Task objective
Pictures excluded, reproduce exactly the lines below from the one with "Rebuild this chart" through the one with "const tickLabels = ['1,00', '2,00', '3,00', '4,00', '5,00'];", both included.

Entries
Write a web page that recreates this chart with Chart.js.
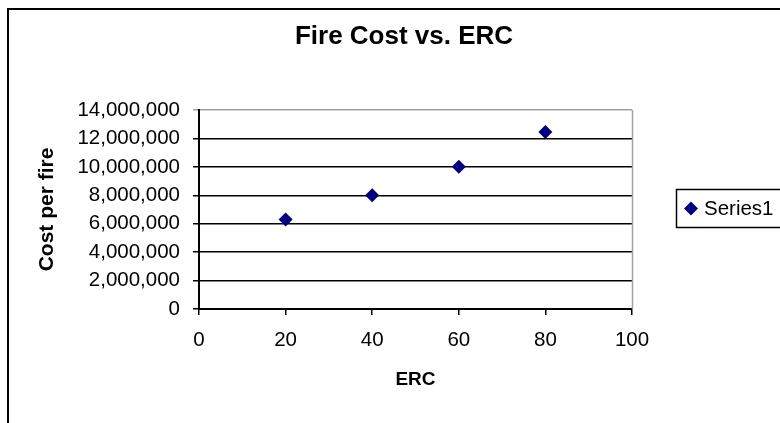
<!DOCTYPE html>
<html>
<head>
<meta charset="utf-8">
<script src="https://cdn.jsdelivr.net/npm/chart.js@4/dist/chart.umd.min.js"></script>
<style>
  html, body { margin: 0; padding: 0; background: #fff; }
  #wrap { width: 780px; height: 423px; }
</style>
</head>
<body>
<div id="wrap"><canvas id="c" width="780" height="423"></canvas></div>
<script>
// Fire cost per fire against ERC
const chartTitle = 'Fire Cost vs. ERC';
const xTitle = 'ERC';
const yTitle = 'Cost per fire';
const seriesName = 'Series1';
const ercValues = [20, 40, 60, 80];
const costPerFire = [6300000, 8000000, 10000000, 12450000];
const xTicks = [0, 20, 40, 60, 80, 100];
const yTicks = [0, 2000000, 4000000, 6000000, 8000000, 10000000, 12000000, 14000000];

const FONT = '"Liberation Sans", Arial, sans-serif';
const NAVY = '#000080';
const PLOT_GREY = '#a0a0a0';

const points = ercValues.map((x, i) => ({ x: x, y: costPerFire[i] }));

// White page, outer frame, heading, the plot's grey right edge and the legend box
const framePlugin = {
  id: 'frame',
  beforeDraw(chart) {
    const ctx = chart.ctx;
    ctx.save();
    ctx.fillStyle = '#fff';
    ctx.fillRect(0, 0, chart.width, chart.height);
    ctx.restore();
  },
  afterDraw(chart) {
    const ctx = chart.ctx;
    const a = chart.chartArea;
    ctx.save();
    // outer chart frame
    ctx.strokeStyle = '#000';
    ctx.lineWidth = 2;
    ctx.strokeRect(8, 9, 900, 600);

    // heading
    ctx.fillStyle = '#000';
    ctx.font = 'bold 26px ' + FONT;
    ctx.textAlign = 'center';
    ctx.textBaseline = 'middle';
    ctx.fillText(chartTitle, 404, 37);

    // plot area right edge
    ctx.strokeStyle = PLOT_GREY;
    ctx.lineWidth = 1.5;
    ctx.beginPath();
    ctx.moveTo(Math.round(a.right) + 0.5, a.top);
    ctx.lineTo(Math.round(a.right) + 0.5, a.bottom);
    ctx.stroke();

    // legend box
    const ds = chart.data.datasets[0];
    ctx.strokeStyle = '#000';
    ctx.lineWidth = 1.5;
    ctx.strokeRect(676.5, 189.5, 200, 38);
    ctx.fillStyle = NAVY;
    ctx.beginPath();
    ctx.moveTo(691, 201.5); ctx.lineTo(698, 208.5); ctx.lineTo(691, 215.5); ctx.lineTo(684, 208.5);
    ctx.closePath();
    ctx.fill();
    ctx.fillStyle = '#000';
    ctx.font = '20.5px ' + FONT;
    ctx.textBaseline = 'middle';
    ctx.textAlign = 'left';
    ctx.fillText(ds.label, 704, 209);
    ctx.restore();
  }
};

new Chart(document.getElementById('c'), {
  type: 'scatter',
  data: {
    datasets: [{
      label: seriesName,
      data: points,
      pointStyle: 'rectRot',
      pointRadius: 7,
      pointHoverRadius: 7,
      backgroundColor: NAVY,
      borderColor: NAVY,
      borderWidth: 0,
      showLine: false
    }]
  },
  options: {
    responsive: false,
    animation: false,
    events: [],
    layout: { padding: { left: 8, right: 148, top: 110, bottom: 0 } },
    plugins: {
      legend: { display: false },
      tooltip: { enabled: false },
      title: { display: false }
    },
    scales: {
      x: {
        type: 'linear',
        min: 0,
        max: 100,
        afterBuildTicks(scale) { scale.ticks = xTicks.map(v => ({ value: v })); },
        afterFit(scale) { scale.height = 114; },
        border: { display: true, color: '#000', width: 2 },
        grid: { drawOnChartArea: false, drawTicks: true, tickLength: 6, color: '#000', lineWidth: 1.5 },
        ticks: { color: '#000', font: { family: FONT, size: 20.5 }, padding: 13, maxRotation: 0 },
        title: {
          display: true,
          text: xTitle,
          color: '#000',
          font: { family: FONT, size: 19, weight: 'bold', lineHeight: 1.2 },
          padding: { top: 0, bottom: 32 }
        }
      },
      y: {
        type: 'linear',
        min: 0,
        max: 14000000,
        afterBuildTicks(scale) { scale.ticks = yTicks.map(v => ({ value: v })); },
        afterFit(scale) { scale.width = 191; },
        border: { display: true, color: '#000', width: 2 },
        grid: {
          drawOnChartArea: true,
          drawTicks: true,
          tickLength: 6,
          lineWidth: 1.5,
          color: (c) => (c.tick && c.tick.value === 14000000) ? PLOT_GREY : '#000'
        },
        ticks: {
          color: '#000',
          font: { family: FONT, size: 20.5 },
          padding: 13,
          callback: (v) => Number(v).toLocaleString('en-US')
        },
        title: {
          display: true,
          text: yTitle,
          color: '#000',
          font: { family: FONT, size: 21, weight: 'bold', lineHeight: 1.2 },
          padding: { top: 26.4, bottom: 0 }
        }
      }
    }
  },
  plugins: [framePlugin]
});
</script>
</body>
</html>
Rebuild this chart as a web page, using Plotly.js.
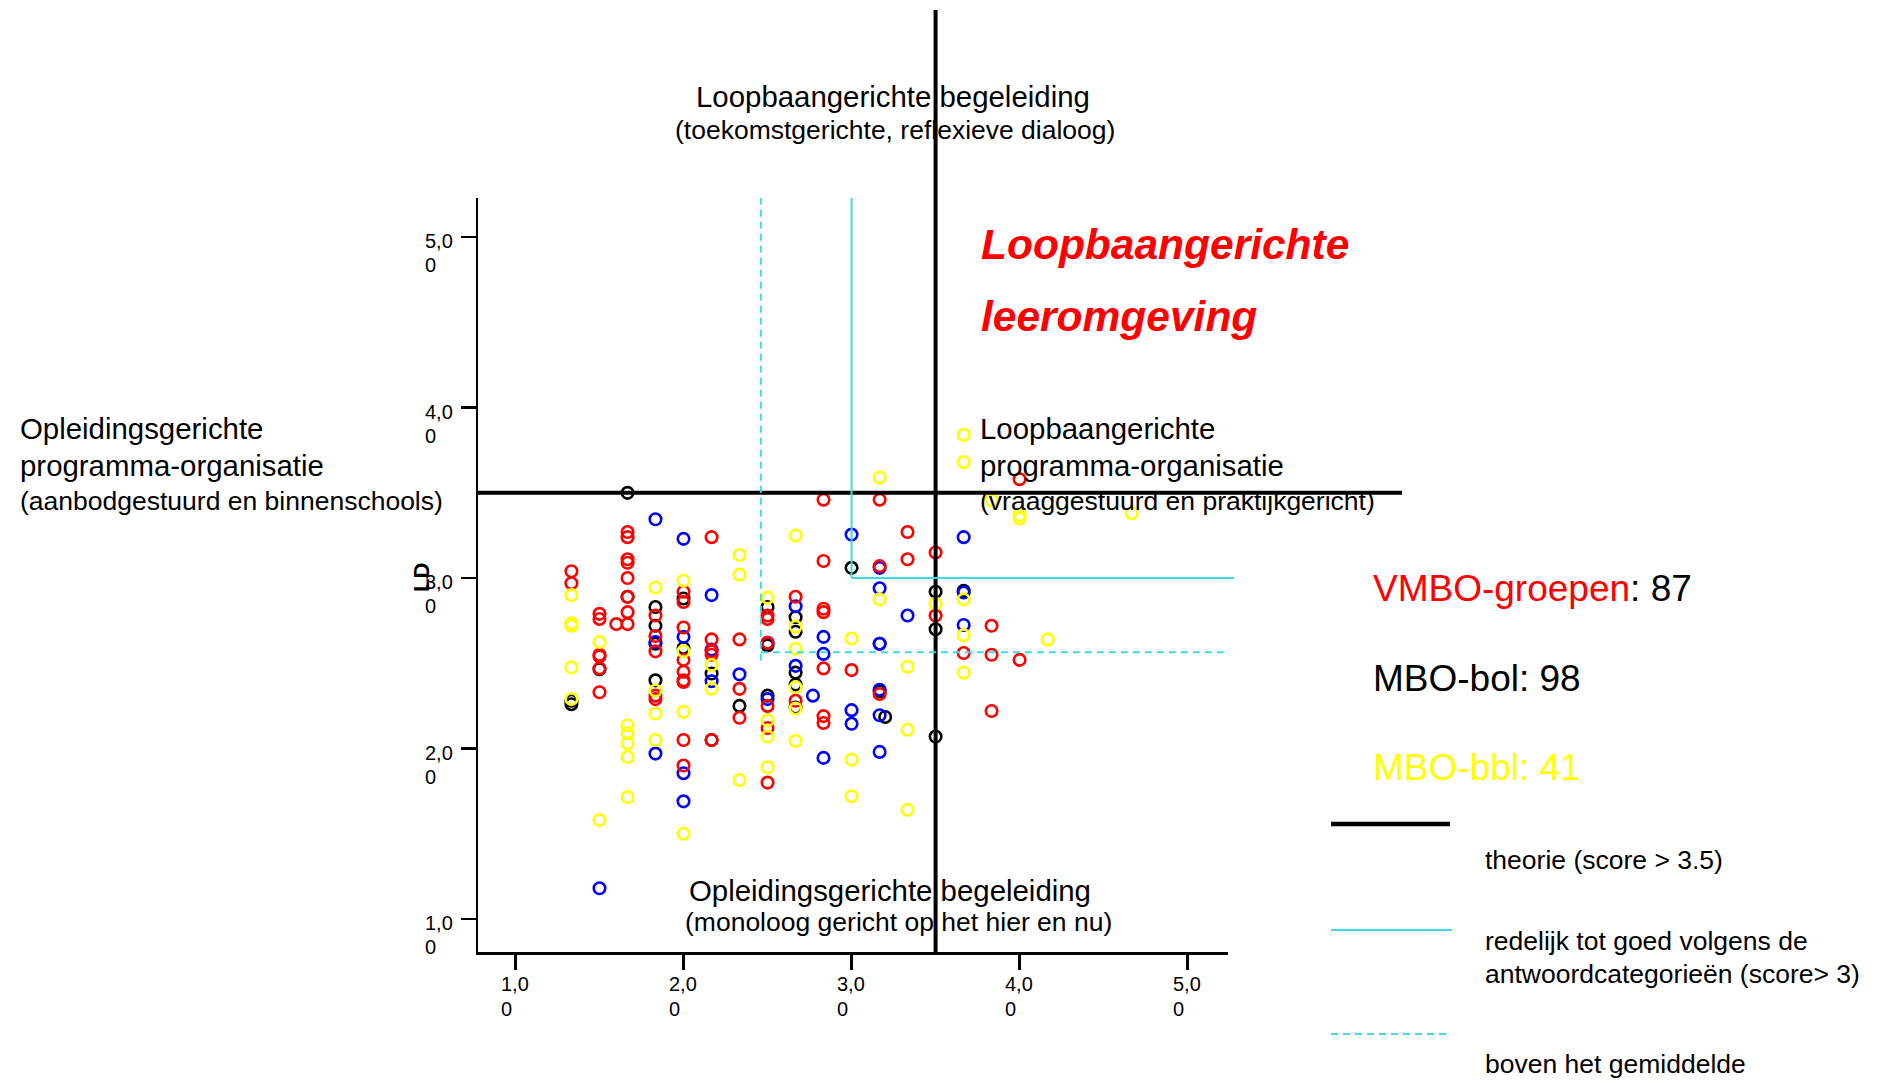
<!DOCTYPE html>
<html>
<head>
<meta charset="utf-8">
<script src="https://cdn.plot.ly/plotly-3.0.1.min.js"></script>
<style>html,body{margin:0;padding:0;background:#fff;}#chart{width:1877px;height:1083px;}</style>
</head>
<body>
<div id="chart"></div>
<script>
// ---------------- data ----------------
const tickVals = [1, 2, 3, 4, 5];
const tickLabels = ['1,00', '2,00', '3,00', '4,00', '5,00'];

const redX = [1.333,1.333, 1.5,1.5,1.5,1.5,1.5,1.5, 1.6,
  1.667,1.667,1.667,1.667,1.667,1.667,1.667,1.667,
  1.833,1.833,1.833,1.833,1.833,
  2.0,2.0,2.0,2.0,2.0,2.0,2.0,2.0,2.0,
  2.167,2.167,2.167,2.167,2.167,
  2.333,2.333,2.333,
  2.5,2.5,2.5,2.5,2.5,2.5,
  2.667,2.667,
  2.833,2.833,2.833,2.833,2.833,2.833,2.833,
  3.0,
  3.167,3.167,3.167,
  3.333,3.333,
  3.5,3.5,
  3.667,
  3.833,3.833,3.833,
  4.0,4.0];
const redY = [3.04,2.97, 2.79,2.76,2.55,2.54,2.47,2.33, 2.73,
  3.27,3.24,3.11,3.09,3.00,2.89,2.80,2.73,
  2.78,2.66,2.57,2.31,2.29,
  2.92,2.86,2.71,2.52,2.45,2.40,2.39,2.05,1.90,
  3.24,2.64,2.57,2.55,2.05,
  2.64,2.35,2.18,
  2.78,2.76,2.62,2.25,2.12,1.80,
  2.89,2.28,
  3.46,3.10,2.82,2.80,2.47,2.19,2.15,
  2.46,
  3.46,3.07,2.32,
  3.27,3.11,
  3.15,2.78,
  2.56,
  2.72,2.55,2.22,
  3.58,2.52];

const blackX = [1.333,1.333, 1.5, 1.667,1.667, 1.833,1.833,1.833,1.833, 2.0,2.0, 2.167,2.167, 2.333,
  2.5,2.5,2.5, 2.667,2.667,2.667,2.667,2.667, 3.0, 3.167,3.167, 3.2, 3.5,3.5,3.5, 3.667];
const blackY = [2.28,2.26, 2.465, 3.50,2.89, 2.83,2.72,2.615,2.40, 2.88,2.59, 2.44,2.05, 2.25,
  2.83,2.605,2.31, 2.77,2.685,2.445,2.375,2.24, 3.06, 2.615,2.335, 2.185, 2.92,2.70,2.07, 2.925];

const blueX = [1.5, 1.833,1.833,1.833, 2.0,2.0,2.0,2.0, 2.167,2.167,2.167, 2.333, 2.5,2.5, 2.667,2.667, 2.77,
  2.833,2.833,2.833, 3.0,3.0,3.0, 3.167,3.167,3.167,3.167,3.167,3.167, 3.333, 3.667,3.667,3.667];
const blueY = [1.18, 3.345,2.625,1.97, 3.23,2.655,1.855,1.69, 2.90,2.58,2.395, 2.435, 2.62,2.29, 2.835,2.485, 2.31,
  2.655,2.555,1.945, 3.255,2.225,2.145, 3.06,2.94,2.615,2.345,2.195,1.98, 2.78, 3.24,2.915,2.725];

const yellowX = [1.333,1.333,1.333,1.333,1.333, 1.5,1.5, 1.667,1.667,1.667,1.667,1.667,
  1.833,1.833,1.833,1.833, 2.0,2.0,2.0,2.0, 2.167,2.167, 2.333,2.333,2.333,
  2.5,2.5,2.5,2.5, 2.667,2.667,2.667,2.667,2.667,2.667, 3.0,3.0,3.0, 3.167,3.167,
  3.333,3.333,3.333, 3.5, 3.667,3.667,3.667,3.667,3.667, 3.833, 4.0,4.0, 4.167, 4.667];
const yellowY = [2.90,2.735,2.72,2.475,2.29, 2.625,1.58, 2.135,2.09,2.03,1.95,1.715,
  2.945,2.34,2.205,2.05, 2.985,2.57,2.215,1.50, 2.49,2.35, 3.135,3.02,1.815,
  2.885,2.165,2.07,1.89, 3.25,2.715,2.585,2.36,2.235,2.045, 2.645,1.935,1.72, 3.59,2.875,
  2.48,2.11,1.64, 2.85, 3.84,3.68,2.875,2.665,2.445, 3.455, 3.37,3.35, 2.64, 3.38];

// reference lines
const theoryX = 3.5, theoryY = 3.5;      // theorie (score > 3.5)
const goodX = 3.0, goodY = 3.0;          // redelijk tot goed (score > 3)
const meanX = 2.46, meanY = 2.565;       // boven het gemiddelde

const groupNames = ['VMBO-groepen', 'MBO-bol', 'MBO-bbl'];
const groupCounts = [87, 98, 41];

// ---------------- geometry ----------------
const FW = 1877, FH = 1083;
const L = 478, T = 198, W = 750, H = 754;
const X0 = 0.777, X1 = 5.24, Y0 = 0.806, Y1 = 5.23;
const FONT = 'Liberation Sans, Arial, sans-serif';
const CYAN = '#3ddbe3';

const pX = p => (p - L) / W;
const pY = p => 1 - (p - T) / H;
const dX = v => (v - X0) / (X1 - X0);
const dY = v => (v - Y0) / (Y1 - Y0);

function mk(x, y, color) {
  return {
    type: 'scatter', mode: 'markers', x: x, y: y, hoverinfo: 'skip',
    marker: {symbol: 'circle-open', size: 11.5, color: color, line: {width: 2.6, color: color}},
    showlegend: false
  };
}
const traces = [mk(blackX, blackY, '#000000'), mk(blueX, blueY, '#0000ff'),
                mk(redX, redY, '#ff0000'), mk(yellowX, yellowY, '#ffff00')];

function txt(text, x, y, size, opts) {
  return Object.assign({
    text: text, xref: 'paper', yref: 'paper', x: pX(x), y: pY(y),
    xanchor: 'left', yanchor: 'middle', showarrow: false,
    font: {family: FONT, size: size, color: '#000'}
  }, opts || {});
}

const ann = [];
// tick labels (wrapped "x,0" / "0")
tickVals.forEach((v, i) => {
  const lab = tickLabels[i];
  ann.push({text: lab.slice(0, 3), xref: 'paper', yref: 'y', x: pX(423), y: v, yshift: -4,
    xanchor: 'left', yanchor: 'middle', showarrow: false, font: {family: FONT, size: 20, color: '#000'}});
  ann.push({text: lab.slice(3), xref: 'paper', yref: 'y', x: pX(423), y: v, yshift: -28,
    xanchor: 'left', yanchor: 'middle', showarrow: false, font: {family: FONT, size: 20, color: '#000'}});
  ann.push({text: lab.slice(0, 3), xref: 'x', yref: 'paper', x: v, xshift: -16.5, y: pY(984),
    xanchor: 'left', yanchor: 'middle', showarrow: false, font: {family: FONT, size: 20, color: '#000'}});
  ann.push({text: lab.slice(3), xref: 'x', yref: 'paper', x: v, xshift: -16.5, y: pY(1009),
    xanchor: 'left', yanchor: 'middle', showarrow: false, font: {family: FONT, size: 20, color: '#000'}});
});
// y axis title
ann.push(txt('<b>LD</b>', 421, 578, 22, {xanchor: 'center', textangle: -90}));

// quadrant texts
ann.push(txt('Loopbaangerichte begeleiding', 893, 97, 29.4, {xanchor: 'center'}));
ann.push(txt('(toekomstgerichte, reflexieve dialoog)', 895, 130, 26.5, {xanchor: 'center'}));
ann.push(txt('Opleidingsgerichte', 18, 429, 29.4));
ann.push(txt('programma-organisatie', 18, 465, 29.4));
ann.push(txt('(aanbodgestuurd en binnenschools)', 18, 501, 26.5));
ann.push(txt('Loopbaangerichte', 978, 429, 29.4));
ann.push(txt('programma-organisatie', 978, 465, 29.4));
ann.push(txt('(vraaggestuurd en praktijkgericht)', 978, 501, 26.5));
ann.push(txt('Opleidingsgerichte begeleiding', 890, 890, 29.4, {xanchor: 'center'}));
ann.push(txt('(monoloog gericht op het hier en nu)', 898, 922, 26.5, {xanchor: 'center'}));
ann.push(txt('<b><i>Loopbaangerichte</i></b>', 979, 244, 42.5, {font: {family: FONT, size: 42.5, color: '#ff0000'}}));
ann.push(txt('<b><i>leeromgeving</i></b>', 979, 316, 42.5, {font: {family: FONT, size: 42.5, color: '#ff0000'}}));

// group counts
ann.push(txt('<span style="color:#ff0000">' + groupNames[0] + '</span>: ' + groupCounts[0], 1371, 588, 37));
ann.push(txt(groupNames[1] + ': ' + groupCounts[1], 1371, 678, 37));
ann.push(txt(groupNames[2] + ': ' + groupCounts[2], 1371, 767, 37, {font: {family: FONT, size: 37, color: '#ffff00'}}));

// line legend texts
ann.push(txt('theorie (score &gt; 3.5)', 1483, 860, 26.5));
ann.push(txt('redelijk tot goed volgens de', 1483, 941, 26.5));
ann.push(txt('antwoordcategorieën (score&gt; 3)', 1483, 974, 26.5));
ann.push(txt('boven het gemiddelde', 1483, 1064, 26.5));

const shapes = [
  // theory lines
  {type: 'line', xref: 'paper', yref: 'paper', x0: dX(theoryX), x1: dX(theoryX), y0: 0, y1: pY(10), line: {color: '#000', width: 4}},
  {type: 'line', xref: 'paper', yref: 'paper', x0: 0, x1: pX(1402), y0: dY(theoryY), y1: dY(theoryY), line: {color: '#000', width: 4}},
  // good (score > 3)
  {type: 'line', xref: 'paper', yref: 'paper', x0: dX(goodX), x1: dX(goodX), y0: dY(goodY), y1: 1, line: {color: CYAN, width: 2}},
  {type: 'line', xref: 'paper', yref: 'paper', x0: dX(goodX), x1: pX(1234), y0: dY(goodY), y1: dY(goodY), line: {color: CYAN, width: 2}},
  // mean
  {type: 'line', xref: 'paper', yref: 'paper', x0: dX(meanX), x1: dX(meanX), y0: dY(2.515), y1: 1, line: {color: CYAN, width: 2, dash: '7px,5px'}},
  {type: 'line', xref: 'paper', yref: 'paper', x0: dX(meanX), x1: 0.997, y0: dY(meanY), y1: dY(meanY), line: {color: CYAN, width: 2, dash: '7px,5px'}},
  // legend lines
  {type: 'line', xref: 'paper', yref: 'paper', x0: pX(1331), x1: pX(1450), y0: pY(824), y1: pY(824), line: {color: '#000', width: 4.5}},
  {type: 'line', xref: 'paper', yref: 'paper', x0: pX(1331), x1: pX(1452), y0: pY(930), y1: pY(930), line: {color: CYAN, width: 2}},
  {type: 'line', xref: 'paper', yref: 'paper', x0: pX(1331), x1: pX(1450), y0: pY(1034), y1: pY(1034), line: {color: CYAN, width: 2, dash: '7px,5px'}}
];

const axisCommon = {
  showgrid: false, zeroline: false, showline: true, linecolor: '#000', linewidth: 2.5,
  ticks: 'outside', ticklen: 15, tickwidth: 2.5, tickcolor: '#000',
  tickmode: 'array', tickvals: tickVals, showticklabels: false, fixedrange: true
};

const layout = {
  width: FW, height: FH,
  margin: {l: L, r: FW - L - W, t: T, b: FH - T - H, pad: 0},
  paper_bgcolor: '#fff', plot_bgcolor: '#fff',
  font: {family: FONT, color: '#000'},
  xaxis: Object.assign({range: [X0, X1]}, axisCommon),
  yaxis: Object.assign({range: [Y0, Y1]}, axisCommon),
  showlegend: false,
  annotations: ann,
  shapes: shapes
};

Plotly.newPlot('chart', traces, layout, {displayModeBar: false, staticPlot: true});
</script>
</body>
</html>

Result
Rebuild this chart as a web page, using Plotly.js.
<!DOCTYPE html>
<html>
<head>
<meta charset="utf-8">
<script src="https://cdn.plot.ly/plotly-3.0.1.min.js"></script>
<style>html,body{margin:0;padding:0;background:#fff;}#chart{width:1877px;height:1083px;}</style>
</head>
<body>
<div id="chart"></div>
<script>
// ---------------- data ----------------
const tickVals = [1, 2, 3, 4, 5];
const tickLabels = ['1,00', '2,00', '3,00', '4,00', '5,00'];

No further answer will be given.